Good News dropped in 2004 to applause from both Modest Mouse and MTV fans. The airtime on Top 40 stations and that legendary music video channel brought Modest Mouse the success in the mainstream that they had only seen on smaller circuits before. This was due largely to the catchiness of their first single, “Float On.” On the new album, the first single, “Dashboard,” shows the same commercial promise as “Float On.”

The pulsing guitar beats of “Dashboard” compliment lead singer Isaac Brock's distinct voice, expanding on the familiarity of the success of “Float On.” Horn motifs during the verses, as well as pop vocal styling, make the single accessible to indie and pop fans alike. The lyrics, characteristic of many Modest Mouse songs, are dark in content, but the group is able to keep the meaning and the pulse fairly upbeat. Instead of “The good times are killing me,” listeners get the “would've been could've been, worse than you would ever know.” But listening to the song, we discover that it wasn't as bad as it could be.
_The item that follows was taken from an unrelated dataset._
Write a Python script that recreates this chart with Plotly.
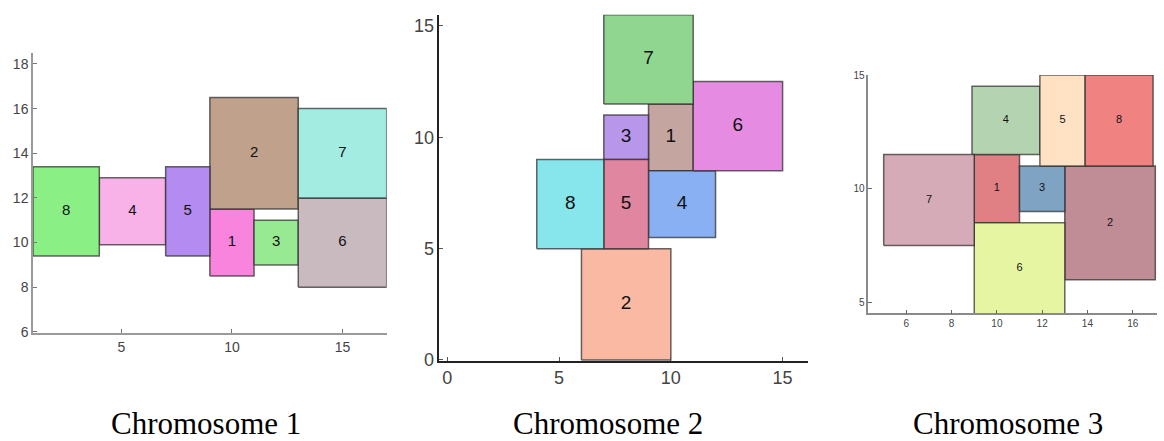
import plotly.graph_objects as go

# ---------------- data ----------------
# Chromosome 1
c1_labels = ["1", "2", "3", "4", "5", "6", "7", "8"]
c1_x0 = [9, 9, 11, 4, 7, 13, 13, 1]
c1_x1 = [11, 13, 13, 7, 9, 17, 17, 4]
c1_y0 = [8.5, 11.5, 9, 9.9, 9.4, 8, 12, 9.4]
c1_y1 = [11.5, 16.5, 11, 12.9, 13.4, 12, 16, 13.4]
c1_colors = ["#F884DE", "#C0A18B", "#98EA92", "#F9B2E8", "#B48BF0", "#C9BABF", "#A2ECE1", "#8AEF84"]

# Chromosome 2
c2_labels = ["1", "2", "3", "4", "5", "6", "7", "8"]
c2_x0 = [9, 6, 7, 9, 7, 11, 7, 4]
c2_x1 = [11, 10, 9, 12, 9, 15, 11, 7]
c2_y0 = [8.5, 0, 9, 5.5, 5, 8.5, 11.5, 5]
c2_y1 = [11.5, 5, 11, 8.5, 9, 12.5, 15.5, 9]
c2_colors = ["#C4A5A0", "#FAB9A2", "#B896EA", "#88B0F2", "#E086A0", "#E58BE2", "#90D590", "#86E6EC"]

# Chromosome 3
c3_labels = ["1", "2", "3", "4", "5", "6", "7", "8"]
c3_x0 = [9, 13, 11, 8.9, 11.9, 9, 5, 13.9]
c3_x1 = [11, 17, 13, 11.9, 13.9, 13, 9, 16.9]
c3_y0 = [8.5, 6, 9, 11.5, 11, 4.5, 7.5, 11]
c3_y1 = [11.5, 11, 11, 14.5, 15, 8.5, 11.5, 15]
c3_colors = ["#E08084", "#C08C96", "#7FA3C2", "#B4D4B1", "#FFE1C3", "#E6F5A2", "#D5ABB7", "#F08282"]

captions = ["Chromosome 1", "Chromosome 2", "Chromosome 3"]

x1_ticks = [5, 10, 15]
y1_ticks = [6, 8, 10, 12, 14, 16, 18]
x2_ticks = [0, 5, 10, 15]
y2_ticks = [0, 5, 10, 15]
x3_ticks = [6, 8, 10, 12, 14, 16]
y3_ticks = [5, 10, 15]

W, H = 1164, 441

fig = go.Figure()

panels = [
    (c1_labels, c1_x0, c1_x1, c1_y0, c1_y1, c1_colors, "x", "y", 15, "rgba(40,40,40,0.7)"),
    (c2_labels, c2_x0, c2_x1, c2_y0, c2_y1, c2_colors, "x2", "y2", 19, "rgba(40,40,40,0.7)"),
    (c3_labels, c3_x0, c3_x1, c3_y0, c3_y1, c3_colors, "x3", "y3", 11, "rgba(40,40,40,0.7)"),
]

for labels, x0s, x1s, y0s, y1s, cols, xa, ya, fs, edge in panels:
    for lab, a, b, c, d, col in zip(labels, x0s, x1s, y0s, y1s, cols):
        fig.add_trace(go.Scatter(
            x=[a, b, b, a, a], y=[c, c, d, d, c],
            mode="lines", fill="toself", fillcolor=col,
            line=dict(color=edge, width=1.5),
            xaxis=xa, yaxis=ya, hoverinfo="skip", showlegend=False))
    fig.add_trace(go.Scatter(
        x=[(a + b) / 2 for a, b in zip(x0s, x1s)],
        y=[(c + d) / 2 for c, d in zip(y0s, y1s)],
        mode="text", text=labels,
        textfont=dict(family="Liberation Sans", size=fs, color="#111111"),
        xaxis=xa, yaxis=ya, hoverinfo="skip", showlegend=False))


def ax(domain, rng, ticks, color, fs, tickcolor):
    return dict(domain=domain, range=rng, tickvals=ticks, showgrid=False, zeroline=False,
                showline=True, linecolor=color, linewidth=1.5, ticks="inside", ticklen=4,
                tickcolor=tickcolor, tickwidth=1, automargin=False,
                tickfont=dict(family="Liberation Sans", size=fs, color="#444444"))


def px_x(a, b):
    return [a / W, b / W]


def px_y(top, bottom):
    return [(H - bottom) / H, (H - top) / H]


fig.update_layout(
    width=W, height=H, margin=dict(l=0, r=0, t=0, b=0, autoexpand=False),
    paper_bgcolor="white", plot_bgcolor="white",
    xaxis=dict(**ax(px_x(33, 386.7), [1, 17], x1_ticks, "#9a9a9a", 14, "#777777"), anchor="y"),
    yaxis=dict(**ax(px_y(52.8, 333), [5.95, 18.5], y1_ticks, "#9a9a9a", 14, "#777777"), anchor="x"),
    xaxis2=dict(**ax(px_x(439.3, 808.3), [-0.36, 16.15], x2_ticks, "#222222", 18, "#555555"), anchor="y2"),
    yaxis2=dict(**ax(px_y(14.8, 361.1), [-0.05, 15.5], y2_ticks, "#222222", 18, "#555555"), anchor="x2"),
    xaxis3=dict(**ax(px_x(868.3, 1156.7), [4.32, 17.06], x3_ticks, "#8a8a8a", 10, "#666666"), anchor="y3"),
    yaxis3=dict(**ax(px_y(75, 313.3), [4.52, 15], y3_ticks, "#8a8a8a", 10, "#666666"), anchor="x3"),
)

cap_x = [206, 608, 1008]
for t, cx in zip(captions, cap_x):
    fig.add_annotation(text=t, x=cx / W, y=(H - 423) / H, xref="paper", yref="paper",
                       xanchor="center", yanchor="middle", showarrow=False, borderpad=0,
                       font=dict(family="Liberation Serif", size=31, color="#000000"))

fig.write_html("out.html", config={"displayModeBar": False},
               post_script="document.body.style.margin='0';document.body.style.padding='0';")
The same could be said about We Were Dead. Such commercial success on their previous album could have raised expectations too high, and many bands melt under the pressure of a previous successful album. For example, The Killer's fall release, Sam's Town, failed to live up to expectations. Modest Mouse waited three years before releasing their follow-up, and it was time well-spent.

The longest track on the album, “Spitting Venom,” seems to be the most reminiscent of classic Modest Mouse. An acoustic guitar combines folk and rock elements, until it moves into a hard rocking chorus. “Spitting Venom” jams to the lyrics, “Think it over,” and, unlike the single, instrumentation takes center stage to lyrics in moments of hard-hitting guitar.

The album as a whole has a solid flow. There are no abrupt breaks or any need to skip over certain songs, though, if the commercial industry does pick up on Modest Mouse again, chances are you might have to turn off your radio with Top 40 consistency every time you hear “Dashboard.”

Other gems on the album include “Steam Engenius,” which features a solid, rockable beat and vocals asking “what's the use?” That use would be to rock hard. And they do, also on a track entitled “We've got everything,” a song that has the kind of party music that audiences would definitely like to jam to “down to a science.”

Apparently the ship hasn't hit the iceberg yet, and Modest Mouse fans should be thankful.